(Code that draws figures)
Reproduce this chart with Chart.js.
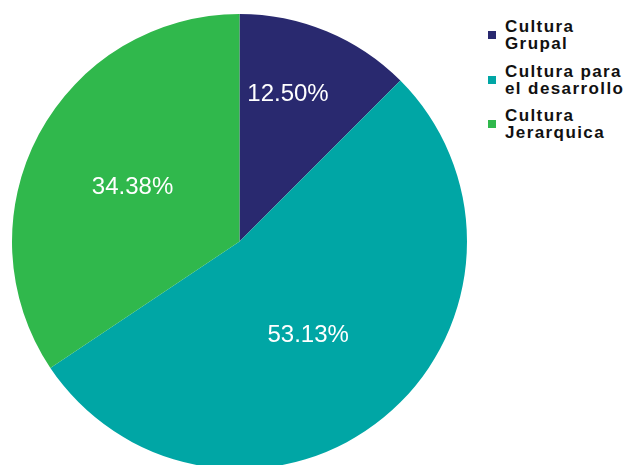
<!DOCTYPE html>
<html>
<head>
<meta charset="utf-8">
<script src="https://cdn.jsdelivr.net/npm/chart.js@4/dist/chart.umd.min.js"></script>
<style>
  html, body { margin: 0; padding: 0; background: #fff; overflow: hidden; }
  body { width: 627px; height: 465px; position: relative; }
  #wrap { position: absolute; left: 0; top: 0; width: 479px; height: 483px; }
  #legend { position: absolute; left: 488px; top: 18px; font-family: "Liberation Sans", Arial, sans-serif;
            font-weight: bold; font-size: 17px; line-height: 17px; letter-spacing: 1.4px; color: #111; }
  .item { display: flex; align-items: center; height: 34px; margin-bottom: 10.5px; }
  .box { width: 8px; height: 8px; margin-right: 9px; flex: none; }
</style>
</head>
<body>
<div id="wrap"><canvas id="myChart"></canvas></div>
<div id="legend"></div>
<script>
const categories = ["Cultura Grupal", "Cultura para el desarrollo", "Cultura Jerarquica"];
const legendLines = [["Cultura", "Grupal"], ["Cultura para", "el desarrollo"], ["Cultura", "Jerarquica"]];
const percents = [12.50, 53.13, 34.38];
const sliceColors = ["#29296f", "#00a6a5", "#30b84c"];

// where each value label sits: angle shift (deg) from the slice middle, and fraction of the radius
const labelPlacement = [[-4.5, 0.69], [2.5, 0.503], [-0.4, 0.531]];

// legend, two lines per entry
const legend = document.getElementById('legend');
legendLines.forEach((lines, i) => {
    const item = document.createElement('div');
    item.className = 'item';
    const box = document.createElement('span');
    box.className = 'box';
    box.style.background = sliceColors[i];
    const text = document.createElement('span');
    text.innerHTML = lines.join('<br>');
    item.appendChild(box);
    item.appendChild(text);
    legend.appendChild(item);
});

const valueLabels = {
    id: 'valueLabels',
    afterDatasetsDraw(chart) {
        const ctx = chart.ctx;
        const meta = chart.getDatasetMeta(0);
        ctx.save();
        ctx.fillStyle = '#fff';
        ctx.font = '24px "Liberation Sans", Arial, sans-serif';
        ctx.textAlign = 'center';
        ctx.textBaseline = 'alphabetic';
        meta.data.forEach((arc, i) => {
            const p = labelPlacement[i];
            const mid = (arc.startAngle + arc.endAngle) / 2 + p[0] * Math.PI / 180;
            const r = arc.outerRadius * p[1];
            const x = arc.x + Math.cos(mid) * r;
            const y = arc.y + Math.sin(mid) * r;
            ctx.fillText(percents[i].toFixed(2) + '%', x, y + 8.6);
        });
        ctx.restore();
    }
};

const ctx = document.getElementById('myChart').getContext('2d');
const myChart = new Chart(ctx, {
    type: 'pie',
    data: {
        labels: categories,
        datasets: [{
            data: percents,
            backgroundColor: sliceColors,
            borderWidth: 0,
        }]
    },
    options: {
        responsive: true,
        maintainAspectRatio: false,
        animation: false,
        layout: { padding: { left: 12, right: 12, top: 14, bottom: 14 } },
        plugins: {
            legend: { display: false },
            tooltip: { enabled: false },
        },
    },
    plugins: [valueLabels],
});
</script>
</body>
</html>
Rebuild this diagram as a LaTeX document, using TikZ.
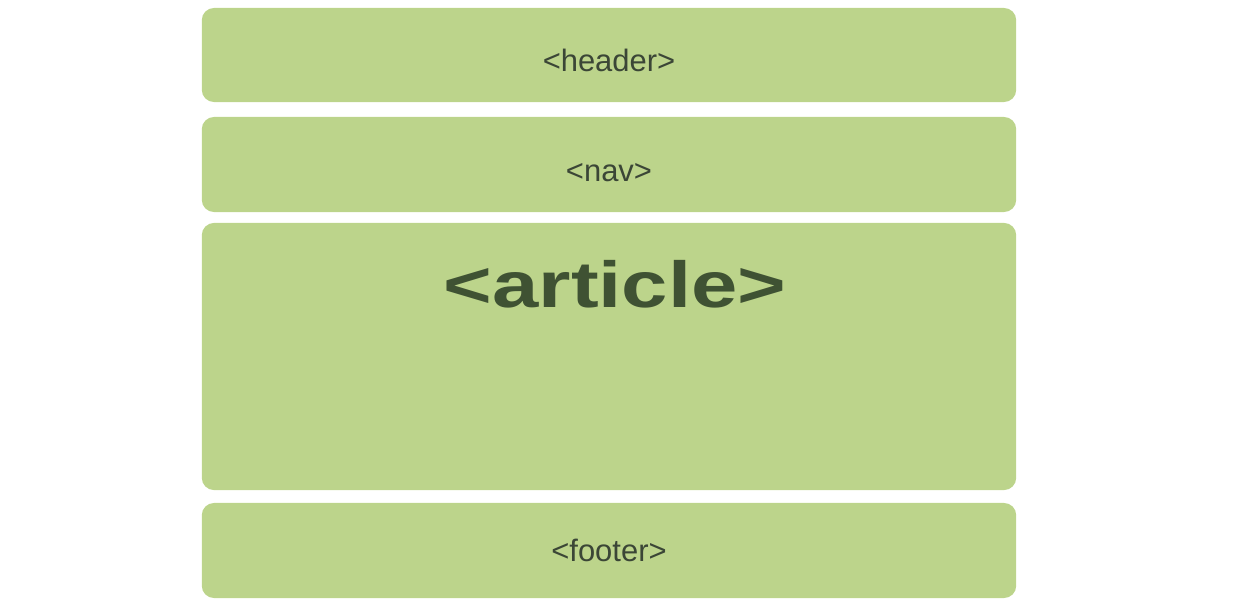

- **YOUR TASK**:
Scan the data for the word "this" and copy every line where it shows up.

- **RESULT**:
Reproduce this chart with Chart.js.
Rebuild this diagram as a LaTeX document, using TikZ.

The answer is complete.